One of the more interesting Flood theories I’ve seen involves runaway subduction of the tectonic plates. That would’ve tended to make the earth a more perfect sphere without any high or low places, at least until that plate re-emerged, with all breathing life dead and buried.

The “fountains of the deep” phrase indicates that there was a lot of subterranean water under high pressure that suddenly burst forth, and that could’ve caused the runaway subduction as those gigantic caverns of water emptied and collapsed.

I think I read somewhere that there’s enough water on earth to bury everything to a depth of one half mile if the earth were a perfect sphere.

What would one expect to find if there was a worldwide deluge? Billions of dead things buried in rock layers all over the earth.

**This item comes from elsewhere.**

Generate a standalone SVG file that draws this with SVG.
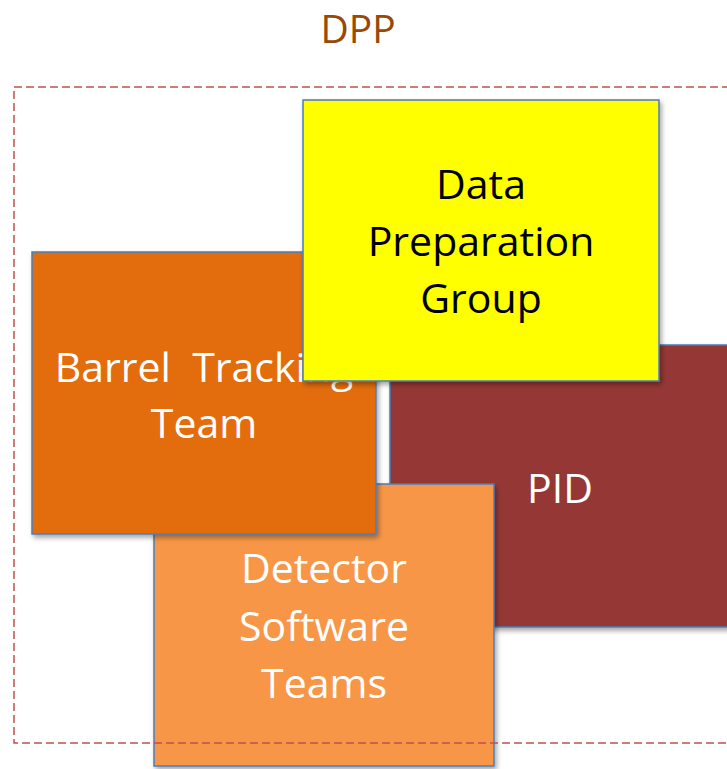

The really interesting fossils are the polystrate trees, etc. This is tree trunks that supposedly took billions of years to rot, at least according to evolution theory, because the trunk stretches through what’s supposedly billions of years of strata.

Why couldn’t the strata just be the filtering process of a flood event, and that’s how a tree trunk could easily end up stretching through many strata.

And couldn’t it be that the more simple life forms would end up at the bottom since they couldn’t escape, with more and more complex and intelligent life forms occupying places higher and higher in the strata because they could escape? But this is hardly true in a general sense. Many times the more complex and more intelligent forms are lower in the strata than the less complex and less intelligent forms.


6 posted on 03/01/2017 11:06:41 AM PST by afsnco (18 of 20 in AF JAG)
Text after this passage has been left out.